‘Place G’town under administration’
CIVIL society and other organisations in Grahamstown yesterday united in a call for Makana municipal council to be dissolved and for the struggling municipality to be placed under full provincial administration.
At a small demonstration outside the city hall, some 200 people braved the scorching heat to demand that something be done about the filthy city with its collapsing infrastructure and dangerously potholed roads.
The municipality has kicked off 2018 owing some R180-million, mostly to Eskom and Amatola Water.
The water utility left the city late last year due to non-payment of what was owed. The city again faces a water crisis of mammoth proportions as the decaying water reticulation infrastructure spews the little water left in the city’s drought-stricken dams into the veld and onto streets.
Eskom’s threats to turn off the lights in the city famous for its many educational institutions, including Rhodes University, have been staved off by the promise of another payment plan.
The municipality has repeatedly reneged on previous payment plans.

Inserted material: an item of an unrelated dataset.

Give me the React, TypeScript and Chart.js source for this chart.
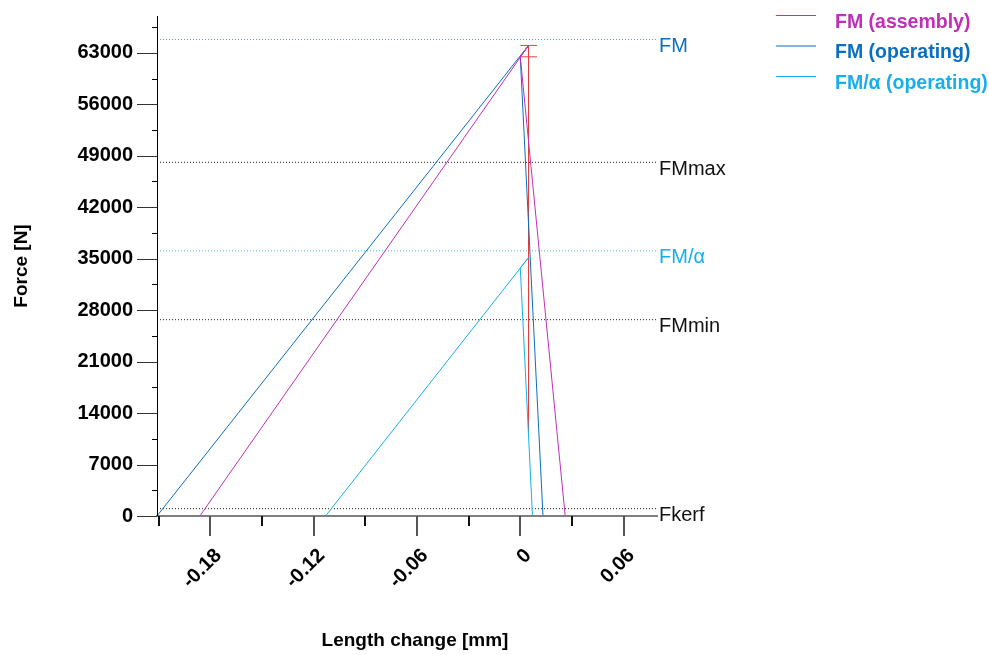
import React, { useEffect, useRef } from 'react';
import { Chart, registerables } from 'chart.js';

Chart.register(...registerables);

// ---- axis ranges / ticks ----
const xMin = -0.211;
const xMax = 0.08;
const xStep = 0.03; // minor step (major = 2 * step)
const yMin = 0;
const yMax = 68000;
const yStep = 3500; // minor step (major = 2 * step)
const xTickLabels = [-0.18, -0.12, -0.06, 0, 0.06];
const yTickLabels = [0, 7000, 14000, 21000, 28000, 35000, 42000, 49000, 56000, 63000];

// ---- series ----
const fmAssemblyX = [-0.1861, 0.0048, 0.0, 0.0261];
const fmAssemblyY = [0, 64000, 62450, 0];
const fmOperatingX = [-0.211, 0.0048, 0.0, 0.0132];
const fmOperatingY = [0, 64000, 62450, 0];
const fmAlphaX = [-0.1131, 0.005, 0.0, 0.0071];
const fmAlphaY = [0, 35200, 33750, 0];
const rangeX = [0.0048, 0.0048];
const rangeY = [64000, 11450];
const capX = [0.0, 0.0097];
const capY = [64000, 62450];

// ---- reference levels ----
const refNames = ['FM', 'FMmax', 'FM/α', 'FMmin', 'Fkerf'];
const refValues = [64800, 48100, 36060, 26700, 1000];

const MAGENTA = '#BF2FB7';
const DARKBLUE = '#0B6FC0';
const LIGHTBLUE = '#16AFEC';
const RED = '#E2413E';
const refLineColors = ['#4E9BD8', '#222222', '#3DB8EE', '#222222', '#222222'];
const refTextColors = [DARKBLUE, '#111111', LIGHTBLUE, '#111111', '#111111'];

const FONT = '"Liberation Sans", Arial, Helvetica, sans-serif';

const pts = (xs: number[], ys: number[]) => xs.map((x, i) => ({ x, y: ys[i] }));

const seriesDs = (label: string, xs: number[], ys: number[], color: string) => ({
  label,
  data: pts(xs, ys),
  showLine: true,
  borderColor: color,
  backgroundColor: color,
  borderWidth: 1,
  pointRadius: 0,
  tension: 0,
  isSeries: true,
});

const axisPlugin = {
  id: 'customAxes',
  afterDraw(chart: any) {
    const { ctx, chartArea, scales } = chart;
    const xs = scales.x;
    const ys = scales.y;
    ctx.save();
    // x axis line (grey)
    ctx.strokeStyle = '#7f7f7f';
    ctx.lineWidth = 2;
    ctx.beginPath();
    ctx.moveTo(chartArea.left - 1, chartArea.bottom);
    ctx.lineTo(chartArea.right, chartArea.bottom);
    ctx.stroke();
    // y axis line
    ctx.strokeStyle = '#000';
    ctx.lineWidth = 1;
    ctx.beginPath();
    ctx.moveTo(chartArea.left + 0.5, chartArea.top);
    ctx.lineTo(chartArea.left + 0.5, chartArea.bottom);
    ctx.stroke();
    // y ticks
    for (let k = Math.ceil(yMin / yStep); k * yStep <= yMax; k++) {
      const v = k * yStep;
      const py = Math.round(ys.getPixelForValue(v)) + 0.5;
      const len = k % 2 === 0 ? 20 : 5;
      ctx.strokeStyle = k % 2 === 0 ? '#333' : '#000';
      ctx.beginPath();
      ctx.moveTo(chartArea.left - len, py);
      ctx.lineTo(chartArea.left, py);
      ctx.stroke();
    }
    // x ticks
    ctx.lineWidth = 2;
    for (let k = Math.ceil(xMin / xStep - 1e-9); k * xStep <= xMax + 1e-9; k++) {
      const v = k * xStep;
      const px = Math.round(xs.getPixelForValue(v));
      const len = k % 2 === 0 ? 20 : 10;
      ctx.strokeStyle = k % 2 === 0 ? '#555' : '#111';
      ctx.beginPath();
      ctx.moveTo(px, chartArea.bottom);
      ctx.lineTo(px, chartArea.bottom + len);
      ctx.stroke();
    }
    // reference labels
    ctx.font = `20px ${FONT}`;
    ctx.textAlign = 'left';
    ctx.textBaseline = 'middle';
    refNames.forEach((name, i) => {
      const py = ys.getPixelForValue(refValues[i]);
      ctx.fillStyle = refTextColors[i];
      ctx.fillText(name, chartArea.right + 1, py + 7);
    });
    // legend
    const series = chart.data.datasets.filter((d: any) => d.isSeries);
    series.forEach((d: any, i: number) => {
      const ly = 15.5 + i * 30.5;
      ctx.strokeStyle = d.borderColor;
      ctx.lineWidth = 1;
      ctx.beginPath();
      ctx.moveTo(776, ly);
      ctx.lineTo(816, ly);
      ctx.stroke();
      ctx.fillStyle = d.borderColor;
      ctx.font = `bold 19.5px ${FONT}`;
      ctx.textAlign = 'left';
      ctx.textBaseline = 'middle';
      ctx.fillText(d.label, 835, ly + 7);
    });
    // x title
    ctx.fillStyle = '#000';
    ctx.font = `bold 19px ${FONT}`;
    ctx.textAlign = 'center';
    ctx.textBaseline = 'middle';
    ctx.fillText('Length change [mm]', chartArea.left + 258, chartArea.bottom + 125);
    ctx.restore();
  },
};

export default function App() {
  const ref = useRef<HTMLCanvasElement>(null);
  useEffect(() => {
    document.body.style.margin = '0';
    const canvas = ref.current!;
    const refDatasets = refNames.map((name, i) => ({
      label: name,
      data: [
        { x: xMin, y: refValues[i] },
        { x: xMax, y: refValues[i] },
      ],
      showLine: true,
      borderColor: refLineColors[i],
      borderWidth: 1,
      borderDash: [1, 2],
      pointRadius: 0,
    }));
    const redDs = (data: any[]) => ({
      label: 'range',
      data,
      showLine: true,
      borderColor: RED,
      borderWidth: 1,
      pointRadius: 0,
    });
    const chart = new Chart(canvas, {
      type: 'scatter',
      data: {
        datasets: [
          seriesDs('FM (assembly)', fmAssemblyX, fmAssemblyY, MAGENTA),
          seriesDs('FM (operating)', fmOperatingX, fmOperatingY, DARKBLUE),
          seriesDs('FM/α (operating)', fmAlphaX, fmAlphaY, LIGHTBLUE),
          redDs(pts(rangeX, rangeY)),
          redDs(pts(capX, [capY[0], capY[0]])),
          redDs(pts(capX, [capY[1], capY[1]])),
          ...refDatasets,
        ] as any,
      },
      options: {
        responsive: false,
        animation: false,
        devicePixelRatio: 1,
        layout: { padding: { top: 16, right: 331, left: 0, bottom: 0 } },
        plugins: { legend: { display: false }, tooltip: { enabled: false } },
        scales: {
          x: {
            type: 'linear',
            min: xMin,
            max: xMax,
            afterBuildTicks: (s: any) => {
              s.ticks = xTickLabels.map((v) => ({ value: v }));
            },
            afterFit: (s: any) => {
              s.height = 139;
            },
            grid: { display: false, drawTicks: false },
            border: { display: false },
            ticks: {
              autoSkip: false,
              minRotation: 45,
              maxRotation: 45,
              padding: 28,
              labelOffset: 8,
              color: '#000',
              font: { size: 20, weight: 'bold', family: FONT },
              callback: (v: any) => (Math.abs(v) < 1e-9 ? '0' : Number(v).toFixed(2)),
            },
          },
          y: {
            type: 'linear',
            min: yMin,
            max: yMax,
            afterBuildTicks: (s: any) => {
              s.ticks = yTickLabels.map((v) => ({ value: v }));
            },
            afterFit: (s: any) => {
              s.width = 157;
            },
            grid: { display: false, drawTicks: true, tickLength: 20 },
            border: { display: false },
            ticks: {
              autoSkip: false,
              padding: 4,
              color: '#000',
              font: { size: 20, weight: 'bold', family: FONT },
              callback: (v: any) => String(v),
            },
            title: {
              display: true,
              text: 'Force [N]',
              color: '#000',
              font: { size: 19, weight: 'bold', family: FONT },
              padding: { top: 10, bottom: 0 },
            },
          },
        },
      } as any,
      plugins: [axisPlugin],
    });
    return () => chart.destroy();
  }, []);
  return <canvas ref={ref} width={989} height={655} style={{ display: 'block' }} />;
}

Ayanda Kota of the Unemployed Peoples’ Movement said everything else had been tried and there was now no choice but to place the municipality under administration.

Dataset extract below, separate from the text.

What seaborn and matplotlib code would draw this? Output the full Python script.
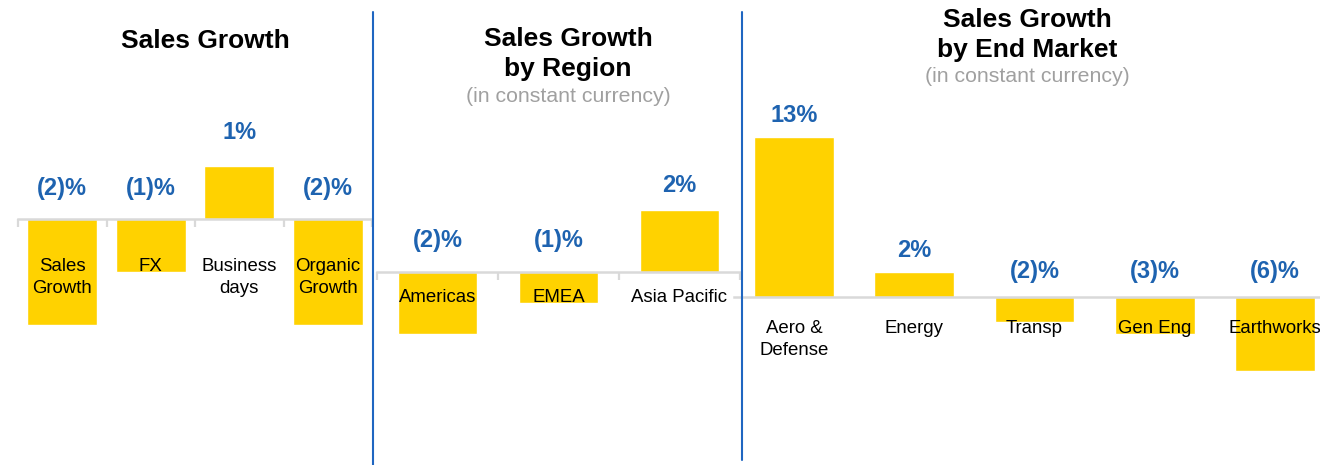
import matplotlib
matplotlib.use("Agg")
import matplotlib.pyplot as plt
from matplotlib.lines import Line2D
import seaborn as sns

# sales growth bridge
bridge_cats = ["Sales\nGrowth", "FX", "Business\ndays", "Organic\nGrowth"]
bridge_vals = [-2, -1, 1, -2]

# by region
region_cats = ["Americas", "EMEA", "Asia Pacific"]
region_vals = [-2, -1, 2]

# by end market
market_cats = ["Aero &\nDefense", "Energy", "Transp", "Gen Eng", "Earthworks"]
market_vals = [13, 2, -2, -3, -6]

GOLD = "#FFD200"
BLUE = "#1E63B0"
GREY_AXIS = "#D9D9D9"

sns.set_style("white")
plt.rcParams["font.family"] = ["Liberation Sans", "DejaVu Sans"]

W, H = 1320, 465
fig = plt.figure(figsize=(W / 100, H / 100), dpi=100)


def fmt(v):
    return f"({abs(v)})%" if v < 0 else f"{v}%"


def panel(cats, vals, left, right, zero_px, px_per_unit, bar_w,
          pos_off, neg_off, cat_off, boundary_ticks):
    ax = fig.add_axes([left / W, 0, (right - left) / W, 1])
    sns.barplot(x=cats, y=vals, color=GOLD, saturation=1, width=bar_w, ax=ax)
    n = len(cats)
    ax.set_xlim(-0.5, n - 0.5)
    ax.set_ylim(-(H - zero_px) / px_per_unit, zero_px / px_per_unit)
    for s in ["top", "left", "right"]:
        ax.spines[s].set_visible(False)
    ax.spines["bottom"].set_position(("data", 0))
    ax.spines["bottom"].set_color(GREY_AXIS)
    ax.spines["bottom"].set_linewidth(1.8)
    ax.set_yticks([])
    ax.set_xticks(range(n))
    ax.set_xticklabels([])
    ax.tick_params(axis="x", which="major", length=0)
    if boundary_ticks:
        ax.set_xticks([i - 0.5 for i in range(n + 1)], minor=True)
        ax.tick_params(axis="x", which="minor", bottom=True, length=6,
                       width=1.6, color=GREY_AXIS, direction="out")
    ax.set_xlabel("")
    ax.set_ylabel("")
    ax.patch.set_alpha(0)
    for i, (c, v) in enumerate(zip(cats, vals)):
        base = v if v > 0 else 0
        off = pos_off if v > 0 else neg_off
        ax.annotate(fmt(v), xy=(i, base), xytext=(0, off),
                    textcoords="offset pixels", ha="center", va="center",
                    fontsize=17, fontweight="bold", color=BLUE)
        ax.annotate(c, xy=(i, 0), xytext=(0, -cat_off),
                    textcoords="offset pixels", ha="center", va="top",
                    fontsize=13.4, color="black", linespacing=1.38,
                    annotation_clip=False)
    return ax


panel(bridge_cats, bridge_vals, 18, 372, 219, 53, 0.795, 34, 31, 39, True)
panel(region_cats, region_vals, 377, 740, 272, 31, 0.66, 25, 32, 17, True)
panel(market_cats, market_vals, 734, 1335, 297, 12.3, 0.665, 22, 26, 23, False)

# titles
title_kw = dict(ha="center", va="center", fontsize=19, fontweight="bold",
                color="black", linespacing=1.27)
sub_kw = dict(ha="center", va="center", fontsize=15.3, color="#A0A0A0")
fig.text(205 / W, 1 - 41 / H, "Sales Growth", **title_kw)
fig.text(568 / W, 1 - 54 / H, "Sales Growth\nby Region", **title_kw)
fig.text(568 / W, 1 - 96 / H, "(in constant currency)", **sub_kw)
fig.text(1027 / W, 1 - 35 / H, "Sales Growth\nby End Market", **title_kw)
fig.text(1027 / W, 1 - 77 / H, "(in constant currency)", **sub_kw)

# panel dividers
for x, y0, y1 in [(373, 12, 465), (742, 12, 460)]:
    fig.add_artist(Line2D([x / W, x / W], [1 - y0 / H, 1 - y1 / H],
                          transform=fig.transFigure, color="#1F66C1",
                          linewidth=1.5))

fig.savefig("out.png", dpi=100)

“We cannot continue to ask the hyenas to look after the sheep.”
Grahamstown Residents’ Association chairman Philip Machanick said Grahamstown – with the province’s oldest university, high court, airport and vibrant arts and culture – should be the jewel of the Eastern Cape and a magnet for job creation.

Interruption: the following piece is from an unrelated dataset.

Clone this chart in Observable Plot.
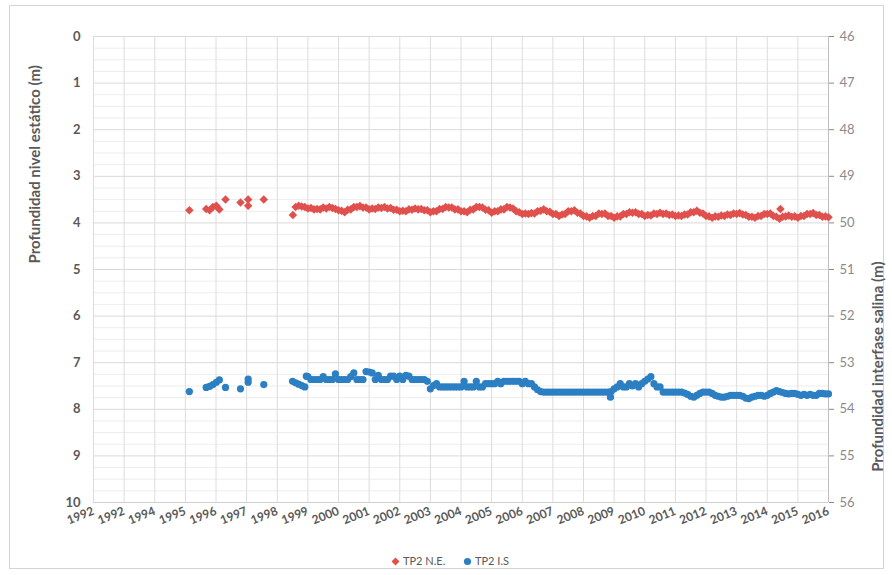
<!DOCTYPE html>
<html><head><meta charset="utf-8">
<script src="https://cdn.jsdelivr.net/npm/d3@7"></script>
<script src="https://cdn.jsdelivr.net/npm/@observablehq/plot@0.6"></script>
<style>
body{margin:0;background:#fff;font-family:Lato,"Open Sans",sans-serif;}
#wrap{position:relative;width:892px;height:575px;overflow:hidden;}
#frame{position:absolute;left:9px;top:5px;width:873px;height:562px;border:1.5px solid #d4d4d4;}
#chart{position:absolute;left:0;top:0;}
.leg{position:absolute;top:553px;font-size:11px;color:#595959;white-space:nowrap;line-height:16px;}
.leg svg{vertical-align:middle;margin-right:3px;position:relative;top:-1px;}
</style></head>
<body><div id="wrap"><div id="frame"></div><div id="chart"></div>
<div class="leg" style="left:391px"><svg width="9" height="9"><path d="M4.5,0.5L8.5,4.5L4.5,8.5L0.5,4.5Z" fill="#e0504c"/></svg>TP2 N.E.</div>
<div class="leg" style="left:463px"><svg width="9" height="9"><circle cx="4.5" cy="4.5" r="3.6" fill="#2b7fc2"/></svg>TP2 I.S</div>
</div>
<script>
// x tick labels (as printed on the original axis)
const xTicks = d3.range(1992, 2017);
const xTickLabels = ["1992","1992","1994","1995","1996","1997","1998","1999","2000","2001","2002","2003","2004","2005","2006","2007","2008","2009","2010","2011","2012","2013","2014","2015","2016"];
const leftTicks = [0,1,2,3,4,5,6,7,8,9,10];
const rightTickLabels = ["46","47","48","49","50","51","52","53","54","55","56"];

// TP2 N.E. (left axis, m)
const neYears = [1995.13,1995.68,1995.79,1995.90,1996.01,1996.11,1996.31,1996.80,1997.05,1997.05,1997.56,1998.51,2014.43,
 1998.6,1998.7,1998.8,1998.9,1999.0,1999.1,1999.2,1999.3,1999.4,1999.5,1999.6,1999.7,1999.8,1999.9,
 2000.0,2000.1,2000.2,2000.3,2000.4,2000.5,2000.6,2000.7,2000.8,2000.9,2001.0,2001.1,2001.2,2001.3,2001.4,2001.5,2001.6,2001.7,2001.8,2001.9,
 2002.0,2002.1,2002.2,2002.3,2002.4,2002.5,2002.6,2002.7,2002.8,2002.9,2003.0,2003.1,2003.2,2003.3,2003.4,2003.5,2003.6,2003.7,2003.8,2003.9,
 2004.0,2004.1,2004.2,2004.3,2004.4,2004.5,2004.6,2004.7,2004.8,2004.9,2005.0,2005.1,2005.2,2005.3,2005.4,2005.5,2005.6,2005.7,2005.8,2005.9,
 2006.0,2006.1,2006.2,2006.3,2006.4,2006.5,2006.6,2006.7,2006.8,2006.9,2007.0,2007.1,2007.2,2007.3,2007.4,2007.5,2007.6,2007.7,2007.8,2007.9,
 2008.0,2008.1,2008.2,2008.3,2008.4,2008.5,2008.6,2008.7,2008.8,2008.9,2009.0,2009.1,2009.2,2009.3,2009.4,2009.5,2009.6,2009.7,2009.8,2009.9,
 2010.0,2010.1,2010.2,2010.3,2010.4,2010.5,2010.6,2010.7,2010.8,2010.9,2011.0,2011.1,2011.2,2011.3,2011.4,2011.5,2011.6,2011.7,2011.8,2011.9,
 2012.0,2012.1,2012.2,2012.3,2012.4,2012.5,2012.6,2012.7,2012.8,2012.9,2013.0,2013.1,2013.2,2013.3,2013.4,2013.5,2013.6,2013.7,2013.8,2013.9,
 2014.0,2014.1,2014.2,2014.3,2014.4,2014.5,2014.6,2014.7,2014.8,2014.9,2015.0,2015.1,2015.2,2015.3,2015.4,2015.5,2015.6,2015.7,2015.8,2015.9,2016.0];
const neValues = [3.73,3.70,3.73,3.66,3.63,3.71,3.50,3.56,3.50,3.63,3.50,3.83,3.70,
 3.66,3.63,3.65,3.66,3.69,3.68,3.71,3.70,3.71,3.67,3.69,3.66,3.68,3.70,
 3.73,3.74,3.77,3.72,3.71,3.66,3.66,3.64,3.67,3.67,3.71,3.69,3.70,3.67,3.68,3.66,3.69,3.68,3.72,3.72,
 3.75,3.74,3.75,3.71,3.72,3.69,3.71,3.70,3.73,3.73,3.77,3.75,3.75,3.70,3.70,3.66,3.67,3.67,3.71,3.71,
 3.75,3.75,3.77,3.72,3.71,3.66,3.66,3.67,3.72,3.73,3.78,3.75,3.75,3.71,3.71,3.66,3.67,3.69,3.75,3.77,
 3.81,3.80,3.81,3.79,3.80,3.75,3.74,3.71,3.75,3.76,3.81,3.81,3.85,3.82,3.81,3.75,3.75,3.73,3.78,3.80,
 3.85,3.86,3.89,3.85,3.85,3.80,3.81,3.80,3.85,3.85,3.89,3.86,3.86,3.81,3.81,3.77,3.78,3.77,3.81,3.81,
 3.85,3.83,3.84,3.80,3.81,3.78,3.81,3.80,3.83,3.82,3.85,3.84,3.85,3.82,3.82,3.77,3.77,3.74,3.78,3.80,
 3.85,3.86,3.89,3.86,3.87,3.84,3.85,3.82,3.83,3.80,3.81,3.79,3.82,3.83,3.87,3.87,3.89,3.85,3.85,3.81,
 3.81,3.80,3.85,3.87,3.91,3.87,3.86,3.84,3.87,3.86,3.89,3.85,3.85,3.81,3.81,3.79,3.83,3.83,3.87,3.86,3.88];

// TP2 I.S (right axis, m)
const isYears = [1995.13,1995.68,1995.79,1995.90,1996.01,1996.11,1996.31,1996.80,1997.05,1997.05,1997.56,1998.95,2008.88,
 1998.5,1998.6,1998.7,1998.8,1998.9,1999.0,1999.1,1999.2,1999.3,1999.4,1999.5,1999.6,1999.7,1999.8,1999.9,
 2000.0,2000.1,2000.2,2000.3,2000.4,2000.5,2000.6,2000.7,2000.8,2000.9,2001.0,2001.1,2001.2,2001.3,2001.4,2001.5,2001.6,2001.7,2001.8,2001.9,
 2002.0,2002.1,2002.2,2002.3,2002.4,2002.5,2002.6,2002.7,2002.8,2002.9,2003.0,2003.1,2003.2,2003.3,2003.4,2003.5,2003.6,2003.7,2003.8,2003.9,
 2004.0,2004.1,2004.2,2004.3,2004.4,2004.5,2004.6,2004.7,2004.8,2004.9,2005.0,2005.1,2005.2,2005.3,2005.4,2005.5,2005.6,2005.7,2005.8,2005.9,
 2006.0,2006.1,2006.2,2006.3,2006.4,2006.5,2006.6,2006.7,2006.8,2006.9,2007.0,2007.1,2007.2,2007.3,2007.4,2007.5,2007.6,2007.7,2007.8,2007.9,
 2008.0,2008.1,2008.2,2008.3,2008.4,2008.5,2008.6,2008.7,2008.8,2008.9,2009.0,2009.1,2009.2,2009.3,2009.4,2009.5,2009.6,2009.7,2009.8,2009.9,
 2010.0,2010.1,2010.2,2010.3,2010.4,2010.5,2010.6,2010.7,2010.8,2010.9,2011.0,2011.1,2011.2,2011.3,2011.4,2011.5,2011.6,2011.7,2011.8,2011.9,
 2012.0,2012.1,2012.2,2012.3,2012.4,2012.5,2012.6,2012.7,2012.8,2012.9,2013.0,2013.1,2013.2,2013.3,2013.4,2013.5,2013.6,2013.7,2013.8,2013.9,
 2014.0,2014.1,2014.2,2014.3,2014.4,2014.5,2014.6,2014.7,2014.8,2014.9,2015.0,2015.1,2015.2,2015.3,2015.4,2015.5,2015.6,2015.7,2015.8,2015.9,2016.0];
const isValues = [53.62,53.53,53.51,53.47,53.42,53.37,53.53,53.56,53.35,53.42,53.47,53.29,53.74,
 53.40,53.43,53.46,53.49,53.52,53.30,53.36,53.36,53.36,53.36,53.30,53.36,53.36,53.36,53.24,
 53.36,53.36,53.36,53.36,53.30,53.22,53.36,53.36,53.36,53.19,53.20,53.22,53.36,53.27,53.36,53.36,53.36,53.29,53.29,53.36,
 53.29,53.36,53.27,53.29,53.36,53.36,53.36,53.36,53.36,53.40,53.56,53.49,53.45,53.52,53.52,53.52,53.52,53.52,53.52,53.52,
 53.52,53.40,53.52,53.52,53.52,53.40,53.52,53.52,53.45,53.45,53.45,53.45,53.40,53.45,53.40,53.40,53.40,53.40,53.40,53.40,
 53.45,53.40,53.45,53.45,53.52,53.58,53.62,53.63,53.63,53.63,53.63,53.63,53.63,53.63,53.63,53.63,53.63,53.63,53.63,53.63,
 53.63,53.63,53.63,53.63,53.63,53.63,53.63,53.63,53.63,53.62,53.56,53.52,53.45,53.52,53.52,53.45,53.50,53.45,53.52,53.45,
 53.40,53.35,53.30,53.45,53.52,53.52,53.63,53.63,53.63,53.63,53.63,53.63,53.63,53.65,53.68,53.72,53.74,53.70,53.66,53.63,
 53.63,53.63,53.66,53.70,53.72,53.74,53.74,53.72,53.70,53.70,53.70,53.70,53.72,53.76,53.77,53.74,53.72,53.70,53.70,53.72,
 53.70,53.66,53.63,53.60,53.62,53.64,53.66,53.67,53.66,53.66,53.68,53.70,53.68,53.70,53.68,53.70,53.70,53.66,53.66,53.67,53.67];

const ne = neYears.map((t,i)=>({t, v: neValues[i]}));
const is = isYears.map((t,i)=>({t, v: isValues[i]}));
const rightBase = 46;

const minorTicks = d3.range(0, 10.001, 0.25).filter(d => Math.abs(d - Math.round(d)) > 1e-6);
const font = "Lato, 'Open Sans', sans-serif";

const chart = Plot.plot({
  width: 892, height: 545,
  marginLeft: 93, marginRight: 64, marginTop: 36, marginBottom: 43,
  style: {fontFamily: font, background: "transparent"},
  x: {type: "linear", domain: [1992, 2016]},
  y: {domain: [0, 10], reverse: true},
  marks: [
    Plot.gridY(minorTicks, {stroke: "#ededed", strokeOpacity: 1}),
    Plot.gridY(leftTicks, {stroke: "#d9d9d9", strokeOpacity: 1}),
    Plot.gridX(xTicks, {stroke: "#dcdcdc", strokeOpacity: 1}),
    Plot.ruleX([2016], {stroke: "#bfbfbf"}),
    Plot.ruleY([10], {stroke: "#d0d0d0"}),
    Plot.axisY(leftTicks, {anchor: "left", tickSize: 0, tickPadding: 13, fontSize: 13, fontWeight: "bold", color: "#595959", label: null}),
    Plot.axisY(leftTicks, {anchor: "right", tickSize: 5, tickPadding: 6, fontSize: 13, color: "#8a8a8a", label: null,
      tickFormat: d => rightTickLabels[leftTicks.indexOf(d)]}),
    Plot.axisX(xTicks, {anchor: "bottom", tickSize: 0, tickPadding: 8, tickRotate: -22, fontSize: 12, fontWeight: "bold", color: "#595959", label: null,
      tickFormat: d => xTickLabels[xTicks.indexOf(d)]}),
    Plot.text(["Profundidad nivel estático (m)"], {frameAnchor: "left", rotate: -90, dx: -58, dy: -6, fontSize: 15, fontWeight: "bold", fill: "#595959"}),
    Plot.text(["Profundidad interfase salina (m)"], {frameAnchor: "right", rotate: -90, dx: 50, dy: -8, fontSize: 15, fontWeight: "bold", fill: "#595959"}),
    Plot.dot(ne, {x: "t", y: "v", symbol: "square", rotate: 45, r: 3.4, fill: "#e0504c", stroke: null}),
    Plot.dot(is, {x: "t", y: d => d.v - rightBase, symbol: "circle", r: 3.6, fill: "#2b7fc2", stroke: null})
  ]
});
document.getElementById("chart").appendChild(chart);
</script>
</body></html>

“Instead it is going backwards. Streets are more pothole than tar, the water supply keeps failing, sewers leak into the streets, and more and more of our youth have no jobs.”
He blamed the ballooning municipal debt and the municipality’s failure to get the basics right.
Concerned Citizens Committee to Save Makana convener Ron Weissenberg said civil society intended “starting a fire under the bums of Mayor Nomhle Gaga and her councillors”.